Start Raw data

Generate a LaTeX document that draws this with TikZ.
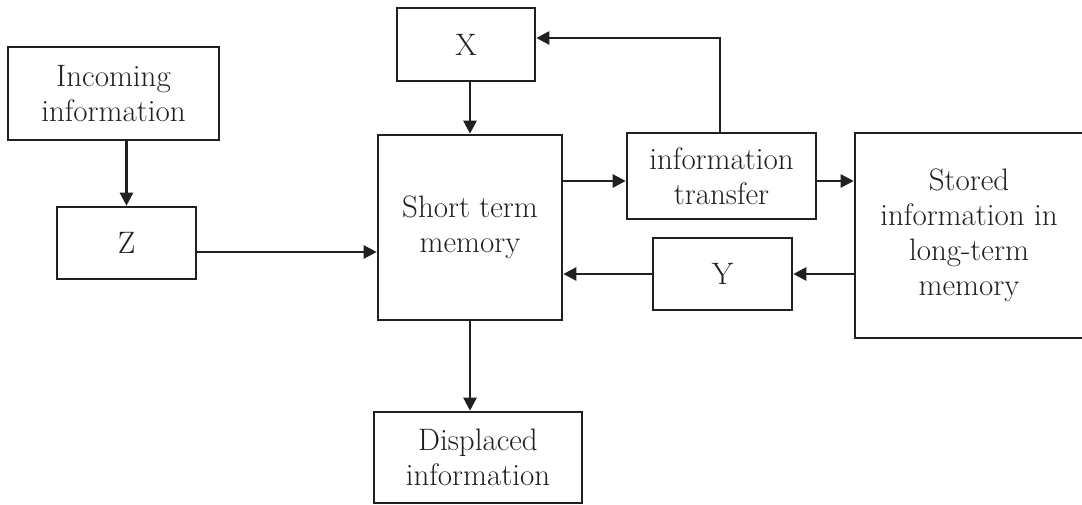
\documentclass[tikz,border=0pt]{standalone}
\usetikzlibrary{arrows.meta}
\definecolor{ink}{RGB}{35,31,32}
\begin{document}
\begin{tikzpicture}[x=1pt,y=1pt,
  box/.style={draw=ink,line width=2.6pt,rectangle,inner sep=0pt,align=center,
    font=\fontsize{31}{35}\selectfont,text=ink},
  arr/.style={draw=ink,line width=2.5pt,-{Triangle[length=13pt,width=13pt]}}]
\useasboundingbox (0,0) rectangle (1082,-505);
\node[box,minimum width=211pt,minimum height=93pt] (inc) at (113.5,-93.5) {Incoming\\information};
\node[box,minimum width=139pt,minimum height=72pt] (nz) at (126.5,-243) {Z};
\node[box,minimum width=138pt,minimum height=73pt] (nx) at (466,-44.5) {X};
\node[box,minimum width=184pt,minimum height=185pt] (stm) at (470,-227.5) {Short term\\memory};
\node[box,minimum width=189pt,minimum height=86pt] (it) at (721.5,-176) {information\\transfer};
\node[box,minimum width=228pt,minimum height=205pt] (st) at (969,-235.5) {Stored\\information in\\long-term\\memory};
\node[box,minimum width=139pt,minimum height=72pt] (ny) at (722.5,-274) {Y};
\node[box,minimum width=208pt,minimum height=91pt] (dis) at (478,-457.5) {Displaced\\information};
\draw[arr] (inc.south -| nz) -- (nz.north);
\draw[arr] ([yshift=-9pt]nz.east) -- ([yshift=-9pt]nz.east -| stm.west);
\draw[arr] (nx.south -| stm) -- (stm.north);
\draw[arr] ([yshift=-5pt]it.west -| stm.east) -- ([yshift=-5pt]it.west);
\draw[arr] ([yshift=-5pt]it.east) -- ([yshift=-5pt]it.east -| st.west);
\draw[arr] ([xshift=-1.5pt]it.north) |- ([yshift=6.5pt]nx.east);
\draw[arr] (st.west |- ny) -- (ny.east);
\draw[arr] (ny.west) -- (ny.west -| stm.east);
\draw[arr] (stm.south) -- (stm.south |- dis.north);
\end{tikzpicture}
\end{document}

End Raw data

• **Exercise directions**
Leaving out the pictures, repeat the data above exactly.

• **Worked answer**
Generate a LaTeX document that draws this with TikZ.
\documentclass[tikz,border=0pt]{standalone}
\usetikzlibrary{arrows.meta}
\definecolor{ink}{RGB}{35,31,32}
\begin{document}
\begin{tikzpicture}[x=1pt,y=1pt,
  box/.style={draw=ink,line width=2.6pt,rectangle,inner sep=0pt,align=center,
    font=\fontsize{31}{35}\selectfont,text=ink},
  arr/.style={draw=ink,line width=2.5pt,-{Triangle[length=13pt,width=13pt]}}]
\useasboundingbox (0,0) rectangle (1082,-505);
\node[box,minimum width=211pt,minimum height=93pt] (inc) at (113.5,-93.5) {Incoming\\information};
\node[box,minimum width=139pt,minimum height=72pt] (nz) at (126.5,-243) {Z};
\node[box,minimum width=138pt,minimum height=73pt] (nx) at (466,-44.5) {X};
\node[box,minimum width=184pt,minimum height=185pt] (stm) at (470,-227.5) {Short term\\memory};
\node[box,minimum width=189pt,minimum height=86pt] (it) at (721.5,-176) {information\\transfer};
\node[box,minimum width=228pt,minimum height=205pt] (st) at (969,-235.5) {Stored\\information in\\long-term\\memory};
\node[box,minimum width=139pt,minimum height=72pt] (ny) at (722.5,-274) {Y};
\node[box,minimum width=208pt,minimum height=91pt] (dis) at (478,-457.5) {Displaced\\information};
\draw[arr] (inc.south -| nz) -- (nz.north);
\draw[arr] ([yshift=-9pt]nz.east) -- ([yshift=-9pt]nz.east -| stm.west);
\draw[arr] (nx.south -| stm) -- (stm.north);
\draw[arr] ([yshift=-5pt]it.west -| stm.east) -- ([yshift=-5pt]it.west);
\draw[arr] ([yshift=-5pt]it.east) -- ([yshift=-5pt]it.east -| st.west);
\draw[arr] ([xshift=-1.5pt]it.north) |- ([yshift=6.5pt]nx.east);
\draw[arr] (st.west |- ny) -- (ny.east);
\draw[arr] (ny.west) -- (ny.west -| stm.east);
\draw[arr] (stm.south) -- (stm.south |- dis.north);
\end{tikzpicture}
\end{document}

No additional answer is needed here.